* begin Material *

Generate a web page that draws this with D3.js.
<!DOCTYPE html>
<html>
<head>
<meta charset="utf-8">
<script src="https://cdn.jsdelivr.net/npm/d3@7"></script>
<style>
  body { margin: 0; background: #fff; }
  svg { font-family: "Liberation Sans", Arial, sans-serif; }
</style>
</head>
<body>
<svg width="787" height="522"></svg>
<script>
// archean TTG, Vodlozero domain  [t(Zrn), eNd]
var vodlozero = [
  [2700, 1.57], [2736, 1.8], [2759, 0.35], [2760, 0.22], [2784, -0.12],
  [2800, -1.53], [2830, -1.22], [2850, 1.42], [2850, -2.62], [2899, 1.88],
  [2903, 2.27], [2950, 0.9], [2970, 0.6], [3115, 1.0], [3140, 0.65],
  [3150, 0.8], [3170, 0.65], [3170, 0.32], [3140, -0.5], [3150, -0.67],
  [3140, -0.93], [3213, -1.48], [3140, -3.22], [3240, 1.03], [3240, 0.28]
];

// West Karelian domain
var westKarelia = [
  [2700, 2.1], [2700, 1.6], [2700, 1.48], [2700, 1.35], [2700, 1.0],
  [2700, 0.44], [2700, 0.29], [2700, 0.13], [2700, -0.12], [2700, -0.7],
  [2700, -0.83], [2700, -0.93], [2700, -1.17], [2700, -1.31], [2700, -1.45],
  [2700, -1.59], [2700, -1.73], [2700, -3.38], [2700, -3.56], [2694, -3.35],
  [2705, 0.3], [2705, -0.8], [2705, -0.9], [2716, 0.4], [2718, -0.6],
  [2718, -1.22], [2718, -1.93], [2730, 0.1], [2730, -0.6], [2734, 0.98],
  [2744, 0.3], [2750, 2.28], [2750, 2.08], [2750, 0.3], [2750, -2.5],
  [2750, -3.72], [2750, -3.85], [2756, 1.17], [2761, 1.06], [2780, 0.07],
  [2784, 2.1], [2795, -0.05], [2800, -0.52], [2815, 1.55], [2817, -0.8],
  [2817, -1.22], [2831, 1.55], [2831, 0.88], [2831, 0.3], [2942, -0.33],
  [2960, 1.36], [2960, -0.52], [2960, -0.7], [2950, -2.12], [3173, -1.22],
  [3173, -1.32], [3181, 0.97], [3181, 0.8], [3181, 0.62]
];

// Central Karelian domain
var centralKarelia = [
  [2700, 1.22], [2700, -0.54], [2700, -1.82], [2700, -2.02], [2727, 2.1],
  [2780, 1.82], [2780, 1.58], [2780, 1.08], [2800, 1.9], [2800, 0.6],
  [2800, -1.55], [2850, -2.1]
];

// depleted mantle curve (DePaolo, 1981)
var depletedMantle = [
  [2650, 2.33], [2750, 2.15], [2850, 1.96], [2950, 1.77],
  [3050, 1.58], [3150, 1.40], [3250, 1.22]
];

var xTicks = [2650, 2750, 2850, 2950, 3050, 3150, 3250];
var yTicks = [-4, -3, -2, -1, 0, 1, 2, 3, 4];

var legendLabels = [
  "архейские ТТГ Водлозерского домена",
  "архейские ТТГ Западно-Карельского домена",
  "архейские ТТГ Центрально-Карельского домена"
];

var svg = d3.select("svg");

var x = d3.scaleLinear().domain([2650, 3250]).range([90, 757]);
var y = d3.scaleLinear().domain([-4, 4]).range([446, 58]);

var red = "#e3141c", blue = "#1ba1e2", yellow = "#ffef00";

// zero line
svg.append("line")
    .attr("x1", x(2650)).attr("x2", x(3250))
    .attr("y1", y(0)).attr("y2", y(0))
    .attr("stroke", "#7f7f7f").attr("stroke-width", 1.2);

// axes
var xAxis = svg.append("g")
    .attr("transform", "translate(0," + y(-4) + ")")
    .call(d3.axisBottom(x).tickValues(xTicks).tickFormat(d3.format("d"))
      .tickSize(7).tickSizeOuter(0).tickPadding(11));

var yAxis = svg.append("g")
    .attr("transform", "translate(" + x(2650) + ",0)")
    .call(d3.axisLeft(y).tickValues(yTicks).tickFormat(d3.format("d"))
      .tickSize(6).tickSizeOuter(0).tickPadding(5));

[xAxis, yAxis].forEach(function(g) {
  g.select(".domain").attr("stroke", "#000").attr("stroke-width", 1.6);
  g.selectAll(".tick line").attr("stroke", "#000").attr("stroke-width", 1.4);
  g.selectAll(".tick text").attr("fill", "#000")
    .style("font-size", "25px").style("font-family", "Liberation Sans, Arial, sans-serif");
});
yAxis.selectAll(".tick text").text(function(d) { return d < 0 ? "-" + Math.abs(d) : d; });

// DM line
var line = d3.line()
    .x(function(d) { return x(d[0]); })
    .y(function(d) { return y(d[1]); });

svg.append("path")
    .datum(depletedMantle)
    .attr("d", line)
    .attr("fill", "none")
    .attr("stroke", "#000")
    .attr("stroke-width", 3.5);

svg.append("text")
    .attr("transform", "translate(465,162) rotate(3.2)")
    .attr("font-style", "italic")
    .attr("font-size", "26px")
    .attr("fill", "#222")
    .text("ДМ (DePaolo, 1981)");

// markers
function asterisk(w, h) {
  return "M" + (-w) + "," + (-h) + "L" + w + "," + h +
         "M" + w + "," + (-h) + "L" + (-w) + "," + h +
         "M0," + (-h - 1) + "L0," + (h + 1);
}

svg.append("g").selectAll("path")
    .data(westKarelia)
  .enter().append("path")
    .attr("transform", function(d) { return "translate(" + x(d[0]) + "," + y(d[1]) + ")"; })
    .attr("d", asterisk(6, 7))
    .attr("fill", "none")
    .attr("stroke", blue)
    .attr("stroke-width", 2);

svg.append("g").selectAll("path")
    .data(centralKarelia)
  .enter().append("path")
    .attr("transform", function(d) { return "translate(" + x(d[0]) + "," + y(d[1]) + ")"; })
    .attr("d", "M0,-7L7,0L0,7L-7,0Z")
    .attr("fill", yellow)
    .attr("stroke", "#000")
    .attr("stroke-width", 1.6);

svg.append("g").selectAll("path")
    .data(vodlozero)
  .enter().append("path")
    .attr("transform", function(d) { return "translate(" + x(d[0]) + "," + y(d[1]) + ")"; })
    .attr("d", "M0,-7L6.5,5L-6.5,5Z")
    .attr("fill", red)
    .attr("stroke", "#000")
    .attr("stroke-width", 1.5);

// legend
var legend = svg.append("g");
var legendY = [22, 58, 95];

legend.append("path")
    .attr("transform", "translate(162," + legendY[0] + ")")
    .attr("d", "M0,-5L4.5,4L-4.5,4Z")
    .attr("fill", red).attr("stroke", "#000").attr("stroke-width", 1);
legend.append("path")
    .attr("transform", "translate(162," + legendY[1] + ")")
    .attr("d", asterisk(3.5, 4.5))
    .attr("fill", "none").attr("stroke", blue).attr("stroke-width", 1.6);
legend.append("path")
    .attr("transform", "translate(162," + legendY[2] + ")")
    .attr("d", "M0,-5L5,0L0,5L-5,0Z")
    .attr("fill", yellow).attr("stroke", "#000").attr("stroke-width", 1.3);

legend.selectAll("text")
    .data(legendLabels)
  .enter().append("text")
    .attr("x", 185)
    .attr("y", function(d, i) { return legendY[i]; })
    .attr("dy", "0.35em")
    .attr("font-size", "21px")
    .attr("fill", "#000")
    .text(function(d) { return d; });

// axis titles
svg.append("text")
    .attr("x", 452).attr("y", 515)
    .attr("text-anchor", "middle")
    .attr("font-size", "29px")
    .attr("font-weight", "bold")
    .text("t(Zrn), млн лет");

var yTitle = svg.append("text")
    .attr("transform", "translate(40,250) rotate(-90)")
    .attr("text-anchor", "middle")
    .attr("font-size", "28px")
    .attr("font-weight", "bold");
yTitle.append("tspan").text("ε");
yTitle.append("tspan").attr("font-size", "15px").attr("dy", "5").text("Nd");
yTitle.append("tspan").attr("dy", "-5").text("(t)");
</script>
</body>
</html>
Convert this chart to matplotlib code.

* end Material *

Take every line that includes the string "this" and copy it.

**In response**:
Generate a web page that draws this with D3.js.
Convert this chart to matplotlib code.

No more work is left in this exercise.